◆ **SUPPLIED MATERIAL**
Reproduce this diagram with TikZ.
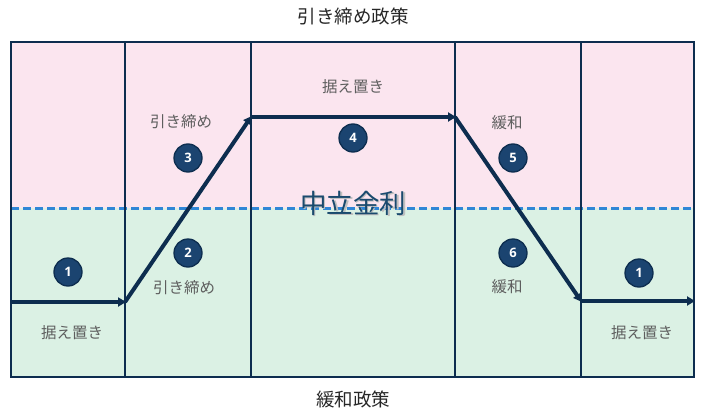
\documentclass[tikz,border=0pt]{standalone}
\usepackage{fontspec}
\setmainfont{Noto Sans CJK JP}
\newfontfamily\numfont{Open Sans}
\usetikzlibrary{arrows.meta}
\definecolor{navy}{HTML}{0D2D4F}
\definecolor{circfill}{HTML}{1B4470}
\definecolor{pinkbg}{HTML}{FBE5EF}
\definecolor{greenbg}{HTML}{DBF1E4}
\definecolor{dashblue}{HTML}{2F86D6}
\definecolor{labgray}{HTML}{5E5E5E}
\definecolor{neutral}{HTML}{1A4A6E}
\tikzset{
  colbox/.style={draw=navy, line width=2.4pt, inner sep=0pt},
  flow/.style={draw=navy, line width=4pt, -{Triangle[length=8pt,width=9pt]}, shorten >=-1pt},
  badge/.style={circle, fill=circfill, draw=navy, line width=1.3pt, minimum size=28pt, inner sep=0pt, text=white, font=\numfont\bfseries\fontsize{13}{13}\selectfont},
  lab/.style={text=labgray, font=\fontsize{15.5}{15.5}\selectfont, inner sep=0pt},
  ttl/.style={text=black!85, font=\fontsize{18.5}{18.5}\selectfont, inner sep=0pt}
}
\begin{document}
\begin{tikzpicture}[x=1pt,y=-1pt]
\useasboundingbox (0,0) rectangle (701,412);
% backgrounds
\fill[pinkbg] (11,42) rectangle (694,208);
\fill[greenbg] (11,208) rectangle (694,377);
% dashed neutral line
\draw[dashblue, line width=3pt, dash pattern=on 8pt off 4pt] (11,208) -- (694,208);
% columns
\node[colbox, minimum width=114pt, minimum height=335pt] (c1) at (68,209.5) {};
\node[colbox, minimum width=126pt, minimum height=335pt] (c2) at (188,209.5) {};
\node[colbox, minimum width=204pt, minimum height=335pt] (c3) at (353,209.5) {};
\node[colbox, minimum width=126pt, minimum height=335pt] (c4) at (518,209.5) {};
\node[colbox, minimum width=113pt, minimum height=335pt] (c5) at (637.5,209.5) {};
% neutral rate text
\node[text=black!25, font=\fontsize{26.5}{26.5}\selectfont, inner sep=0pt] at (354.5,204.5) {中立金利};
\node[text=neutral, font=\fontsize{26.5}{26.5}\selectfont, inner sep=0pt] (neutral) at (353,203) {中立金利};
% flow coordinates
\coordinate (p0) at (11,302);
\coordinate (p1) at (125,302);
\coordinate (p2) at (251,117);
\coordinate (p3) at (455,117);
\coordinate (p4) at (581,301);
\coordinate (p5) at (694,301);
\draw[flow] (p0) -- (p1);
\draw[flow] (p1) -- (p2);
\draw[flow] (p2) -- (p3);
\draw[flow] (p3) -- (p4);
\draw[flow] (p4) -- (p5);
% badges
\node[badge] (b1) at (68,272) {1};
\node[badge] (b2) at (188,253) {2};
\node[badge] (b3) at (188,158) {3};
\node[badge] (b4) at (353,138) {4};
\node[badge] (b5) at (513,158) {5};
\node[badge] (b6) at (513,253) {6};
\node[badge] (b7) at (639,273) {1};
% labels
\node[lab] (l1) at (72,333) {据え置き};
\node[lab] (l2) at (184,288) {引き締め};
\node[lab] (l3) at (181,122) {引き締め};
\node[lab] (l4) at (353,87) {据え置き};
\node[lab] (l5) at (507,123) {緩和};
\node[lab] (l6) at (507,287) {緩和};
\node[lab] (l7) at (642,333) {据え置き};
% titles
\node[ttl] (top) at (353,16) {引き締め政策};
\node[ttl] (bottom) at (353,399) {緩和政策};
\end{tikzpicture}
\end{document}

◆ **WHAT IS NEEDED**
What is needed is an exact reproduction of the data, pictures excluded.

◆ **FINAL RESULT**
Reproduce this diagram with TikZ.
\documentclass[tikz,border=0pt]{standalone}
\usepackage{fontspec}
\setmainfont{Noto Sans CJK JP}
\newfontfamily\numfont{Open Sans}
\usetikzlibrary{arrows.meta}
\definecolor{navy}{HTML}{0D2D4F}
\definecolor{circfill}{HTML}{1B4470}
\definecolor{pinkbg}{HTML}{FBE5EF}
\definecolor{greenbg}{HTML}{DBF1E4}
\definecolor{dashblue}{HTML}{2F86D6}
\definecolor{labgray}{HTML}{5E5E5E}
\definecolor{neutral}{HTML}{1A4A6E}
\tikzset{
  colbox/.style={draw=navy, line width=2.4pt, inner sep=0pt},
  flow/.style={draw=navy, line width=4pt, -{Triangle[length=8pt,width=9pt]}, shorten >=-1pt},
  badge/.style={circle, fill=circfill, draw=navy, line width=1.3pt, minimum size=28pt, inner sep=0pt, text=white, font=\numfont\bfseries\fontsize{13}{13}\selectfont},
  lab/.style={text=labgray, font=\fontsize{15.5}{15.5}\selectfont, inner sep=0pt},
  ttl/.style={text=black!85, font=\fontsize{18.5}{18.5}\selectfont, inner sep=0pt}
}
\begin{document}
\begin{tikzpicture}[x=1pt,y=-1pt]
\useasboundingbox (0,0) rectangle (701,412);
% backgrounds
\fill[pinkbg] (11,42) rectangle (694,208);
\fill[greenbg] (11,208) rectangle (694,377);
% dashed neutral line
\draw[dashblue, line width=3pt, dash pattern=on 8pt off 4pt] (11,208) -- (694,208);
% columns
\node[colbox, minimum width=114pt, minimum height=335pt] (c1) at (68,209.5) {};
\node[colbox, minimum width=126pt, minimum height=335pt] (c2) at (188,209.5) {};
\node[colbox, minimum width=204pt, minimum height=335pt] (c3) at (353,209.5) {};
\node[colbox, minimum width=126pt, minimum height=335pt] (c4) at (518,209.5) {};
\node[colbox, minimum width=113pt, minimum height=335pt] (c5) at (637.5,209.5) {};
% neutral rate text
\node[text=black!25, font=\fontsize{26.5}{26.5}\selectfont, inner sep=0pt] at (354.5,204.5) {中立金利};
\node[text=neutral, font=\fontsize{26.5}{26.5}\selectfont, inner sep=0pt] (neutral) at (353,203) {中立金利};
% flow coordinates
\coordinate (p0) at (11,302);
\coordinate (p1) at (125,302);
\coordinate (p2) at (251,117);
\coordinate (p3) at (455,117);
\coordinate (p4) at (581,301);
\coordinate (p5) at (694,301);
\draw[flow] (p0) -- (p1);
\draw[flow] (p1) -- (p2);
\draw[flow] (p2) -- (p3);
\draw[flow] (p3) -- (p4);
\draw[flow] (p4) -- (p5);
% badges
\node[badge] (b1) at (68,272) {1};
\node[badge] (b2) at (188,253) {2};
\node[badge] (b3) at (188,158) {3};
\node[badge] (b4) at (353,138) {4};
\node[badge] (b5) at (513,158) {5};
\node[badge] (b6) at (513,253) {6};
\node[badge] (b7) at (639,273) {1};
% labels
\node[lab] (l1) at (72,333) {据え置き};
\node[lab] (l2) at (184,288) {引き締め};
\node[lab] (l3) at (181,122) {引き締め};
\node[lab] (l4) at (353,87) {据え置き};
\node[lab] (l5) at (507,123) {緩和};
\node[lab] (l6) at (507,287) {緩和};
\node[lab] (l7) at (642,333) {据え置き};
% titles
\node[ttl] (top) at (353,16) {引き締め政策};
\node[ttl] (bottom) at (353,399) {緩和政策};
\end{tikzpicture}
\end{document}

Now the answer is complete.